Aflatoxin Contamination Causes Cancer: A Worldwide Evaluation
Posted Jan 20 2010 3:40pm
Mycotoxins are toxins produced by certain moulds or fungi. Although moulds that contaminate foods are usually destroyed by cooking temperatures, the toxins they produce may remain. Aflatoxins are one type of mycotoxin. All naturally occurring aflatoxins are classified as human carcinogens (group 1) by International Agency for Research on Cancer; other mycotoxins, such as fumonisins, are suspected carcinogens. It is common to find co-contamination by more than one species of mycotoxin-producing fungus. In Europe, the joint FAO/WHO expert committee on Food Additives and Contaminants recommends that aflatoxin concentrations in foods be kept as low as possible.
The main foods that may be contaminated by aflatoxins are all types of cereal (grain), including wheat, rice, maize (corn), barley, and oats; and pulses (legumes)-notably peanuts. Nuts and seeds may also be contaminated. Feedstuffs for farm animals may also be contaminated with aflatoxins, which can then be secreted in milk or accumulated in tissues.
Aflatoxins, which are produced by Aspergillus flavus and A. parasiticus, are most problematic in countries with hot, damp climates and poor storage facilities. Under these conditions, food may become contaminated with fungi and then accumulate such toxins. Such foods are marketed and consumed in the countries in which they are produced; they are also exported to neighboring countries and intercontinentally. Aflatoxin contamination is therefore an international issue.

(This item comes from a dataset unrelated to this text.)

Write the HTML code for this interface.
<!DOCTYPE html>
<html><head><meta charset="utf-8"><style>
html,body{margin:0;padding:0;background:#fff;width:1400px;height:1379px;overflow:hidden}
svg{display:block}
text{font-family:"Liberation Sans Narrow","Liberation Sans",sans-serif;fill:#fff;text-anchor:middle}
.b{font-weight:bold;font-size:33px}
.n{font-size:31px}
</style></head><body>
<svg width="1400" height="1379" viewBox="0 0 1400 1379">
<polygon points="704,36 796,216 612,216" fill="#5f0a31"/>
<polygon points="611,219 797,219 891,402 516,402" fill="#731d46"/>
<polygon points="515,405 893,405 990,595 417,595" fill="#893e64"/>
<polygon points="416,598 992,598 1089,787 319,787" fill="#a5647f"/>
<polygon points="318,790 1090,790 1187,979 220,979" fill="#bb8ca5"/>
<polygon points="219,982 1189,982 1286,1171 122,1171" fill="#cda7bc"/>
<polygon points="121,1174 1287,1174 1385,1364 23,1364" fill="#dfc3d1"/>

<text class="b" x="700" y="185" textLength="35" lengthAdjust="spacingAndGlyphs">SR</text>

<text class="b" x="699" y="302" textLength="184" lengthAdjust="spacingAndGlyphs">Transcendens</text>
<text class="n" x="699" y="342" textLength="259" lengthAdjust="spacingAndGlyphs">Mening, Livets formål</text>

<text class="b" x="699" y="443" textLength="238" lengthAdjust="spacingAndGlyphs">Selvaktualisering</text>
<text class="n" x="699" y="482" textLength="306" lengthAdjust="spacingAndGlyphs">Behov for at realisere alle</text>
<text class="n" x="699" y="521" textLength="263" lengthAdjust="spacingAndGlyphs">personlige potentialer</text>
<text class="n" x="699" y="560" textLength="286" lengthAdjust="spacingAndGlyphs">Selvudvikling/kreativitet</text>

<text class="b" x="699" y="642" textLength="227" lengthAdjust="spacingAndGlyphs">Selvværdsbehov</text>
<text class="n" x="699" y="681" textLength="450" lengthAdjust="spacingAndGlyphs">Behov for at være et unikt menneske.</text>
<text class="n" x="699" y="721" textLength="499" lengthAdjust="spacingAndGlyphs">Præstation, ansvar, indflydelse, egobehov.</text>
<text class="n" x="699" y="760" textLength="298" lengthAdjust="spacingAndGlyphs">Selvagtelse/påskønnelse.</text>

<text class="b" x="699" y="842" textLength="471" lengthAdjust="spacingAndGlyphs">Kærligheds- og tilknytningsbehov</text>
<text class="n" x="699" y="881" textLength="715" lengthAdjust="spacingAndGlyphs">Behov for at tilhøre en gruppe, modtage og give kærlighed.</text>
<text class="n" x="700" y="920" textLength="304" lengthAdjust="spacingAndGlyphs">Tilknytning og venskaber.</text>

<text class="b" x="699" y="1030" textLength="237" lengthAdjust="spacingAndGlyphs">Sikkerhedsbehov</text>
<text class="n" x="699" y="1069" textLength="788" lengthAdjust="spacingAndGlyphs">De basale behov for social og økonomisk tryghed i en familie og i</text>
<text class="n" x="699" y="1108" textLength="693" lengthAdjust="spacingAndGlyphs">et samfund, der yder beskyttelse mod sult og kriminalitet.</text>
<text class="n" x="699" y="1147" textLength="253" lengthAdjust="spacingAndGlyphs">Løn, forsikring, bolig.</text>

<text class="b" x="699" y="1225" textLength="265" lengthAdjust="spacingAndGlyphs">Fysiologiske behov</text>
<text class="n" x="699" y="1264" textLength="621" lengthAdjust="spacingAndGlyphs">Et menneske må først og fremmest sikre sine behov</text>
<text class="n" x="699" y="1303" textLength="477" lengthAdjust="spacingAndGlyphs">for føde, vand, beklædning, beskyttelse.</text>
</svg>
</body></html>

Levels of aflatoxin contamination tend to be highest in countries where rates of liver cancer are high, such as some African countries and South-East Asia, including China. In general, rates are low in Europe, but relatively high rates of contamination have on occasion been found in the USA.Aflatoxin exposure levels are low in Europe and Australia, higher in the USA, and high in many low-income countries. This is particularly the case in tropical and subtropical regions where grains and nuts are stored for long periods under non-ideal conditions.

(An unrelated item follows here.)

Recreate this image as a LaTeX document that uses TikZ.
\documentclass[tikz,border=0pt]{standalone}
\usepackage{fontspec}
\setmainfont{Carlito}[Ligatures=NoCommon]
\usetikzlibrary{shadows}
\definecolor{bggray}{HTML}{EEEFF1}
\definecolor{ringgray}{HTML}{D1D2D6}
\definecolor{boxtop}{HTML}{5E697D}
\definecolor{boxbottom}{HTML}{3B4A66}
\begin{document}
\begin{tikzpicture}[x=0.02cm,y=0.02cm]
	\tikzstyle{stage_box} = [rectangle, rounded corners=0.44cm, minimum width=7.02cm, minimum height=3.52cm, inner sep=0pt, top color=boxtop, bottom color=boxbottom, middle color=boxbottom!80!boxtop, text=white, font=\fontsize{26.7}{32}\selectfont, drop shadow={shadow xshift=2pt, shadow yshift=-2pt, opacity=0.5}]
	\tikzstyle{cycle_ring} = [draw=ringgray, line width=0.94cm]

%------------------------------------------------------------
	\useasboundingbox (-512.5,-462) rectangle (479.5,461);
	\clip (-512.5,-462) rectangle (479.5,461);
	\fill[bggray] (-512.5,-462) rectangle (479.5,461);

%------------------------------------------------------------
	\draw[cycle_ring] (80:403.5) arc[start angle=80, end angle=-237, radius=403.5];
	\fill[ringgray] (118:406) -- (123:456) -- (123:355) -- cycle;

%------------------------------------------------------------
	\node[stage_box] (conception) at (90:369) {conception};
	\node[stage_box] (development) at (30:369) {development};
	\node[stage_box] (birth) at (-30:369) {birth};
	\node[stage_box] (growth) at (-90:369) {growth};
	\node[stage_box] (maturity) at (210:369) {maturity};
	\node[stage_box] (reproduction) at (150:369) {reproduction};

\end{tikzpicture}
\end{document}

Rates are reduced by inspection, use of fungicides, and screening of imported foods. However, monitoring of levels of aflatoxin contamination in low-income countries is generally lacking.
References:Reports from International Agency for research on Cancer, Food and Agriculture Organization of the United Nations, World Health Organization, United Nations Environment Program International, Third Joint FAO/WHO/UNEP International Conference on Mycotoxins, World Cancer Research fund and American Institute for Cancer Research.